→ **Exercise details**
Quote the listing below in full and exactly as written, but omit every picture.

--------------------

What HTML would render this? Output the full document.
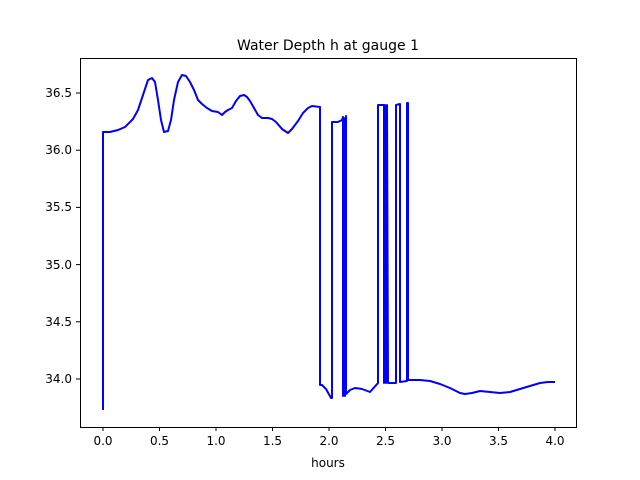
<!DOCTYPE html>
<html><head><style>body{margin:0;background:#fff}svg{display:block}text{font-family:"DejaVu Sans","Liberation Sans",sans-serif;fill:#000}</style></head>
<body>
<svg width="640" height="480" viewBox="0 0 640 480">
<rect x="0" y="0" width="640" height="480" fill="#fff"/>
<polyline fill="none" stroke="#0000ff" stroke-width="2" stroke-linejoin="round" points="103,410 103,132 110,132 118,130 125,127 133,119 138,110 143,95 148,80 152,78 155,82 158,100 161,120 164,132 168,131 171,120 174,100 178,82 182,75 186,76 190,82 194,90 198,100 202,104 207,108 212,111 218,112 222,115 225,112 228,110 232,108 236,101 240,96 244,95 247,97 250,101 254,108 258,115 262,118 268,118 272,119 276,122 282,129 288,133 292,129 298,121 303,113 308,108 312,106 320,107 320,385 322,385 326,389 331,398 332,398 332,122 338,122 342,120 343,117 343,396 344,118 345,396 346,116 346,394 350,390 355,388 362,389 370,392 378,383 378,105 384,105 384,383 385,105 386,383 387,105 388,383 396,383 396,105 400,104 400,382 407,381 407,103 408,103 408,380 420,380 430,381 440,384 450,388 460,393 465,394 472,393 480,391 490,392 500,393 510,392 520,389 530,386 540,383 548,382 555,382"/>
<rect x="80.5" y="58.5" width="496" height="369" fill="none" stroke="#000" stroke-width="1"/>
<g stroke="#000" stroke-width="1">
<line x1="103" y1="427" x2="103" y2="431"/><line x1="159.5" y1="427" x2="159.5" y2="431"/><line x1="216" y1="427" x2="216" y2="431"/><line x1="272.5" y1="427" x2="272.5" y2="431"/><line x1="329" y1="427" x2="329" y2="431"/><line x1="385.5" y1="427" x2="385.5" y2="431"/><line x1="442" y1="427" x2="442" y2="431"/><line x1="498.5" y1="427" x2="498.5" y2="431"/><line x1="555" y1="427" x2="555" y2="431"/>
<line x1="76" y1="93" x2="80" y2="93"/><line x1="76" y1="150.2" x2="80" y2="150.2"/><line x1="76" y1="207.4" x2="80" y2="207.4"/><line x1="76" y1="264.6" x2="80" y2="264.6"/><line x1="76" y1="321.8" x2="80" y2="321.8"/><line x1="76" y1="379" x2="80" y2="379"/>
</g>
<g font-size="12" text-anchor="middle">
<text x="103" y="445">0.0</text><text x="159.5" y="445">0.5</text><text x="216" y="445">1.0</text><text x="272.5" y="445">1.5</text><text x="329" y="445">2.0</text><text x="385.5" y="445">2.5</text><text x="442" y="445">3.0</text><text x="498.5" y="445">3.5</text><text x="555" y="445">4.0</text>
<text x="328" y="467">hours</text>
</g>
<g font-size="12" text-anchor="end">
<text x="72" y="97">36.5</text><text x="72" y="154">36.0</text><text x="72" y="211">35.5</text><text x="72" y="269">35.0</text><text x="72" y="326">34.5</text><text x="72" y="383">34.0</text>
</g>
<text x="328" y="50" font-size="14" text-anchor="middle">Water Depth h at gauge 1</text>
</svg>
</body></html>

--------------------

→ **Correct output**
What HTML would render this? Output the full document.
<!DOCTYPE html>
<html><head><style>body{margin:0;background:#fff}svg{display:block}text{font-family:"DejaVu Sans","Liberation Sans",sans-serif;fill:#000}</style></head>
<body>
<svg width="640" height="480" viewBox="0 0 640 480">
<rect x="0" y="0" width="640" height="480" fill="#fff"/>
<polyline fill="none" stroke="#0000ff" stroke-width="2" stroke-linejoin="round" points="103,410 103,132 110,132 118,130 125,127 133,119 138,110 143,95 148,80 152,78 155,82 158,100 161,120 164,132 168,131 171,120 174,100 178,82 182,75 186,76 190,82 194,90 198,100 202,104 207,108 212,111 218,112 222,115 225,112 228,110 232,108 236,101 240,96 244,95 247,97 250,101 254,108 258,115 262,118 268,118 272,119 276,122 282,129 288,133 292,129 298,121 303,113 308,108 312,106 320,107 320,385 322,385 326,389 331,398 332,398 332,122 338,122 342,120 343,117 343,396 344,118 345,396 346,116 346,394 350,390 355,388 362,389 370,392 378,383 378,105 384,105 384,383 385,105 386,383 387,105 388,383 396,383 396,105 400,104 400,382 407,381 407,103 408,103 408,380 420,380 430,381 440,384 450,388 460,393 465,394 472,393 480,391 490,392 500,393 510,392 520,389 530,386 540,383 548,382 555,382"/>
<rect x="80.5" y="58.5" width="496" height="369" fill="none" stroke="#000" stroke-width="1"/>
<g stroke="#000" stroke-width="1">
<line x1="103" y1="427" x2="103" y2="431"/><line x1="159.5" y1="427" x2="159.5" y2="431"/><line x1="216" y1="427" x2="216" y2="431"/><line x1="272.5" y1="427" x2="272.5" y2="431"/><line x1="329" y1="427" x2="329" y2="431"/><line x1="385.5" y1="427" x2="385.5" y2="431"/><line x1="442" y1="427" x2="442" y2="431"/><line x1="498.5" y1="427" x2="498.5" y2="431"/><line x1="555" y1="427" x2="555" y2="431"/>
<line x1="76" y1="93" x2="80" y2="93"/><line x1="76" y1="150.2" x2="80" y2="150.2"/><line x1="76" y1="207.4" x2="80" y2="207.4"/><line x1="76" y1="264.6" x2="80" y2="264.6"/><line x1="76" y1="321.8" x2="80" y2="321.8"/><line x1="76" y1="379" x2="80" y2="379"/>
</g>
<g font-size="12" text-anchor="middle">
<text x="103" y="445">0.0</text><text x="159.5" y="445">0.5</text><text x="216" y="445">1.0</text><text x="272.5" y="445">1.5</text><text x="329" y="445">2.0</text><text x="385.5" y="445">2.5</text><text x="442" y="445">3.0</text><text x="498.5" y="445">3.5</text><text x="555" y="445">4.0</text>
<text x="328" y="467">hours</text>
</g>
<g font-size="12" text-anchor="end">
<text x="72" y="97">36.5</text><text x="72" y="154">36.0</text><text x="72" y="211">35.5</text><text x="72" y="269">35.0</text><text x="72" y="326">34.5</text><text x="72" y="383">34.0</text>
</g>
<text x="328" y="50" font-size="14" text-anchor="middle">Water Depth h at gauge 1</text>
</svg>
</body></html>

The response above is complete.